Netizens embraced the irony of the ban too: “The Good Wife and The Big Bang Theory are both forced to come off while Game of Thrones, which contains such heavy stuff sometimes that even I’m too shy to watch it, is now going to be on CCTV. This is a load of crap,” one complained.

Last week censors also revoked two licences allowing online publication and distribution at Sina, a popular internet portal. It was accused of releasing 20 articles and four videos containing lewd content (one of the offending items: a book racily titled The Village Woman’s Dream Lover: Village Doctor Wanted). After the licences were pulled Sina went into prostration mode. “As one of the influential websites in China, Sina has failed to shoulder its due responsibility and we feel deeply sorry for that,” it said in a statement to Xinhua. The internet firm also saw its shares drop to a one-year low on Nasdaq.

If the crackdown on American shows like The Big Bang Theory continues, it’s also bad news for Ji Erwei, managing director of Reach Glory Media Group. Ji has launched an online talk show on Youku to explain the thematic and cultural trends in US programmes to Chinese audiences (he worked in the American entertainment industry previously).
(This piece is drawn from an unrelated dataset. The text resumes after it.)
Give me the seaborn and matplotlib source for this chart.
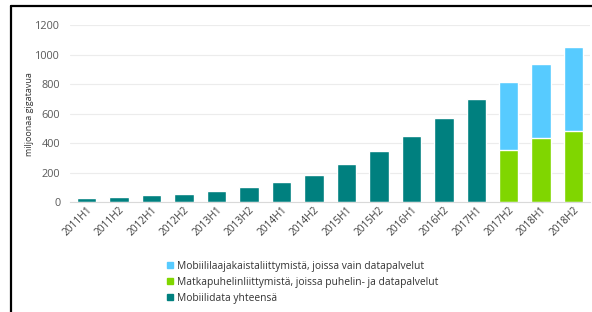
import pandas as pd
import seaborn as sns
import matplotlib.pyplot as plt
from matplotlib.lines import Line2D
from matplotlib.patches import Patch

# -------------------------------
# Data
# -------------------------------
periods = ["2011H1", "2011H2", "2012H1", "2012H2", "2013H1", "2013H2",
           "2014H1", "2014H2", "2015H1", "2015H2", "2016H1", "2016H2",
           "2017H1", "2017H2", "2018H1", "2018H2"]
total = [25, 36, 47, 56, 72, 99, 133, 184, 256, 346, 450, 571, 701,
         814, 935, 1050]
# split available from 2017H2 on
split_periods = ["2017H2", "2018H1", "2018H2"]
phone_data = [355, 434, 483]

labels = ["Mobiililaajakaistaliittymistä, joissa vain datapalvelut",
          "Matkapuhelinliittymistä, joissa puhelin- ja datapalvelut",
          "Mobiilidata yhteensä"]

c_blue = "#57CBFF"
c_green = "#80D600"
c_teal = "#00807F"

df = pd.DataFrame({"period": periods, "total": total})
teal_df = df[~df["period"].isin(split_periods)]
split_df = df[df["period"].isin(split_periods)].copy()
split_df["phone"] = phone_data

# -------------------------------
# Plot
# -------------------------------
sns.set_style("white")
plt.rcParams["font.family"] = ["Open Sans", "DejaVu Sans"]

fig = plt.figure(figsize=(5.92, 3.12), dpi=100)
ax = fig.add_axes([0.118, 0.3526, 0.879, 0.567])

sns.barplot(data=teal_df, x="period", y="total", order=periods,
            color=c_teal, width=0.6, saturation=1, ax=ax)
sns.barplot(data=split_df, x="period", y="total", order=periods,
            color=c_blue, width=0.6, saturation=1, ax=ax)
sns.barplot(data=split_df, x="period", y="phone", order=periods,
            color=c_green, width=0.6, saturation=1, ax=ax)

ax.set_ylim(0, 1200)
ax.set_xlim(-0.52, 15.51)
ax.set_yticks(range(0, 1201, 200))
ax.yaxis.grid(True, color="#ececec", linewidth=0.8)
ax.set_axisbelow(True)
for s in ["top", "right", "left"]:
    ax.spines[s].set_visible(False)
ax.spines["bottom"].set_color("#d9d9d9")
ax.spines["bottom"].set_linewidth(0.8)

ax.set_xlabel("")
ax.set_ylabel("")
fig.text(30 / 592, 1 - 114 / 312, "miljoonaa gigatavua", rotation=90,
         ha="center", va="center", fontsize=6.5, color="#333333")
ax.tick_params(axis="y", labelsize=7.8, colors="#595959", length=0, pad=7)
ax.tick_params(axis="x", labelsize=7.3, colors="#404040", length=0, pad=2)
plt.setp(ax.get_xticklabels(), rotation=45, ha="right", rotation_mode="anchor")

handles = [Patch(color=c_blue), Patch(color=c_green), Patch(color=c_teal)]
fig.legend(handles, labels, loc="upper left", bbox_to_anchor=(0.282, 0.165),
           frameon=False, fontsize=7.4, handlelength=0.55, handleheight=0.55,
           handletextpad=0.45, labelspacing=0.5, borderaxespad=0,
           borderpad=0, labelcolor="#333333")

# frame lines (left and top)
fig.add_artist(Line2D([11 / 592, 11 / 592], [0, 1 - 6 / 312],
                      transform=fig.transFigure, color="black", lw=1.6))
fig.add_artist(Line2D([11 / 592, 1], [1 - 6 / 312, 1 - 6 / 312],
                      transform=fig.transFigure, color="black", lw=1.6))

plt.savefig("out.png", dpi=100)
plt.close()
The show’s initial episodes have garnered over 1.3 million views. But if many more of the sitcoms and dramas that he features are pulled off the web, Ji is going to have lot less to talk about.

But Ji might take heart from an interview with Youku’s boss, Victor Koo. He told the Wall Street Journal there may be “isolated incidents” where overseas TV shows are removed by regulators, but he doesn’t reckon it will prove a “widespread phenomenon”.